Task objective >> Copy all lines below exactly as written. Leave pictures out.

Data lines >>
- - - - - - -

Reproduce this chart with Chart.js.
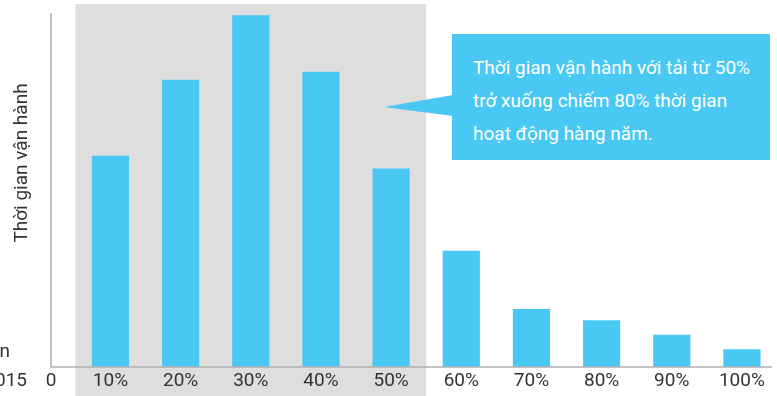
<!DOCTYPE html>
<html>
<head>
<meta charset="utf-8">
<script src="https://cdn.jsdelivr.net/npm/chart.js@4/dist/chart.umd.min.js"></script>
<style>
  body { margin: 0; background: #fff; }
  #wrap { position: relative; width: 777px; height: 396px; overflow: hidden; }
  .callout {
    position: absolute; left: 452px; top: 34px; width: 318px; height: 126px;
    background: #4ac8f4; color: #fff; box-sizing: border-box;
    padding: 17px 0 0 21px; font: 19px Roboto, sans-serif; line-height: 33px;
  }
  .pointer {
    position: absolute; left: 384px; top: 95px; width: 69px; height: 21px;
    background: #4ac8f4; clip-path: polygon(0 12px, 100% 0, 100% 100%);
  }
</style>
</head>
<body>
<div id="wrap">
  <canvas id="chart"></canvas>
  <div class="pointer"></div>
  <div class="callout">Thời gian vận hành với tải từ 50%<br>trở xuống chiếm 80% thời gian<br>hoạt động hàng năm.</div>
</div>
<script>
// load levels and share of yearly operating time
const categories = ['10%', '20%', '30%', '40%', '50%', '60%', '70%', '80%', '90%', '100%'];
const hours = [13.1, 17.8, 21.8, 18.3, 12.3, 7.2, 3.6, 2.9, 2.0, 1.1];
const yMax = 22.5;
const shadedCount = 5;   // 10%..50% sit on the grey band
const originLabel = '0';
const yTitle = 'Thời gian vận hành';
const cutLabels = ['n', '2015'];

const blue = '#4ac8f4';
const textColor = '#333';
const font = { family: 'Roboto', size: 19 };

const decor = {
  id: 'decor',
  beforeDraw(chart) {
    const { ctx, chartArea, scales: { x } } = chart;
    const half = (x.getPixelForValue(1) - x.getPixelForValue(0)) / 2;
    const left = x.getPixelForValue(0) - half;
    const right = x.getPixelForValue(shadedCount - 1) + half;
    ctx.save();
    ctx.fillStyle = '#dedede';
    ctx.fillRect(left, chartArea.top, right - left, chart.height - chartArea.top);
    ctx.restore();
  },
  afterDraw(chart) {
    const { ctx, chartArea } = chart;
    const axisX = chartArea.left - 24.4;
    const labelY = chartArea.bottom + 14;
    ctx.save();
    ctx.strokeStyle = '#b0b0b0';
    ctx.lineWidth = 1.5;
    ctx.beginPath();
    ctx.moveTo(axisX, chartArea.top + 9);
    ctx.lineTo(axisX, chartArea.bottom);
    ctx.lineTo(chartArea.right - 5, chartArea.bottom);
    ctx.stroke();
    ctx.fillStyle = textColor;
    ctx.font = '19px Roboto';
    ctx.textBaseline = 'middle';
    ctx.textAlign = 'center';
    ctx.fillText(originLabel, axisX, labelY);
    // y title, rotated, sitting a bit above the middle of the axis
    ctx.save();
    ctx.translate(22, chartArea.top + 159);
    ctx.rotate(-Math.PI / 2);
    ctx.fillText(yTitle, 0, 0);
    ctx.restore();
    ctx.textAlign = 'right';
    ctx.fillText(cutLabels[0], 10, chartArea.bottom - 15);
    ctx.fillText(cutLabels[1], 27, labelY);
    ctx.restore();
  }
};

new Chart(document.getElementById('chart'), {
  type: 'bar',
  data: {
    labels: categories,
    datasets: [{
      data: hours,
      backgroundColor: blue,
      barPercentage: 0.53,
      categoryPercentage: 1
    }]
  },
  options: {
    responsive: true,
    maintainAspectRatio: false,
    animation: false,
    layout: { padding: { top: 4, left: 0, right: 0, bottom: 0 } },
    plugins: { legend: { display: false }, tooltip: { enabled: false } },
    scales: {
      x: {
        grid: { display: false, drawTicks: false },
        border: { display: false },
        ticks: { color: textColor, font: font, padding: 3, maxRotation: 0, autoSkip: false },
        afterFit(s) { s.height = 29; }
      },
      y: {
        min: 0,
        max: yMax,
        grid: { display: false, drawTicks: false },
        border: { display: false },
        ticks: { display: false },
        afterFit(s) { s.width = 75.4; }
      }
    }
  },
  plugins: [decor]
});
</script>
</body>
</html>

- - - - - - -

In response >>
Reproduce this chart with Chart.js.
<!DOCTYPE html>
<html>
<head>
<meta charset="utf-8">
<script src="https://cdn.jsdelivr.net/npm/chart.js@4/dist/chart.umd.min.js"></script>
<style>
  body { margin: 0; background: #fff; }
  #wrap { position: relative; width: 777px; height: 396px; overflow: hidden; }
  .callout {
    position: absolute; left: 452px; top: 34px; width: 318px; height: 126px;
    background: #4ac8f4; color: #fff; box-sizing: border-box;
    padding: 17px 0 0 21px; font: 19px Roboto, sans-serif; line-height: 33px;
  }
  .pointer {
    position: absolute; left: 384px; top: 95px; width: 69px; height: 21px;
    background: #4ac8f4; clip-path: polygon(0 12px, 100% 0, 100% 100%);
  }
</style>
</head>
<body>
<div id="wrap">
  <canvas id="chart"></canvas>
  <div class="pointer"></div>
  <div class="callout">Thời gian vận hành với tải từ 50%<br>trở xuống chiếm 80% thời gian<br>hoạt động hàng năm.</div>
</div>
<script>
// load levels and share of yearly operating time
const categories = ['10%', '20%', '30%', '40%', '50%', '60%', '70%', '80%', '90%', '100%'];
const hours = [13.1, 17.8, 21.8, 18.3, 12.3, 7.2, 3.6, 2.9, 2.0, 1.1];
const yMax = 22.5;
const shadedCount = 5;   // 10%..50% sit on the grey band
const originLabel = '0';
const yTitle = 'Thời gian vận hành';
const cutLabels = ['n', '2015'];

const blue = '#4ac8f4';
const textColor = '#333';
const font = { family: 'Roboto', size: 19 };

const decor = {
  id: 'decor',
  beforeDraw(chart) {
    const { ctx, chartArea, scales: { x } } = chart;
    const half = (x.getPixelForValue(1) - x.getPixelForValue(0)) / 2;
    const left = x.getPixelForValue(0) - half;
    const right = x.getPixelForValue(shadedCount - 1) + half;
    ctx.save();
    ctx.fillStyle = '#dedede';
    ctx.fillRect(left, chartArea.top, right - left, chart.height - chartArea.top);
    ctx.restore();
  },
  afterDraw(chart) {
    const { ctx, chartArea } = chart;
    const axisX = chartArea.left - 24.4;
    const labelY = chartArea.bottom + 14;
    ctx.save();
    ctx.strokeStyle = '#b0b0b0';
    ctx.lineWidth = 1.5;
    ctx.beginPath();
    ctx.moveTo(axisX, chartArea.top + 9);
    ctx.lineTo(axisX, chartArea.bottom);
    ctx.lineTo(chartArea.right - 5, chartArea.bottom);
    ctx.stroke();
    ctx.fillStyle = textColor;
    ctx.font = '19px Roboto';
    ctx.textBaseline = 'middle';
    ctx.textAlign = 'center';
    ctx.fillText(originLabel, axisX, labelY);
    // y title, rotated, sitting a bit above the middle of the axis
    ctx.save();
    ctx.translate(22, chartArea.top + 159);
    ctx.rotate(-Math.PI / 2);
    ctx.fillText(yTitle, 0, 0);
    ctx.restore();
    ctx.textAlign = 'right';
    ctx.fillText(cutLabels[0], 10, chartArea.bottom - 15);
    ctx.fillText(cutLabels[1], 27, labelY);
    ctx.restore();
  }
};

new Chart(document.getElementById('chart'), {
  type: 'bar',
  data: {
    labels: categories,
    datasets: [{
      data: hours,
      backgroundColor: blue,
      barPercentage: 0.53,
      categoryPercentage: 1
    }]
  },
  options: {
    responsive: true,
    maintainAspectRatio: false,
    animation: false,
    layout: { padding: { top: 4, left: 0, right: 0, bottom: 0 } },
    plugins: { legend: { display: false }, tooltip: { enabled: false } },
    scales: {
      x: {
        grid: { display: false, drawTicks: false },
        border: { display: false },
        ticks: { color: textColor, font: font, padding: 3, maxRotation: 0, autoSkip: false },
        afterFit(s) { s.height = 29; }
      },
      y: {
        min: 0,
        max: yMax,
        grid: { display: false, drawTicks: false },
        border: { display: false },
        ticks: { display: false },
        afterFit(s) { s.width = 75.4; }
      }
    }
  },
  plugins: [decor]
});
</script>
</body>
</html>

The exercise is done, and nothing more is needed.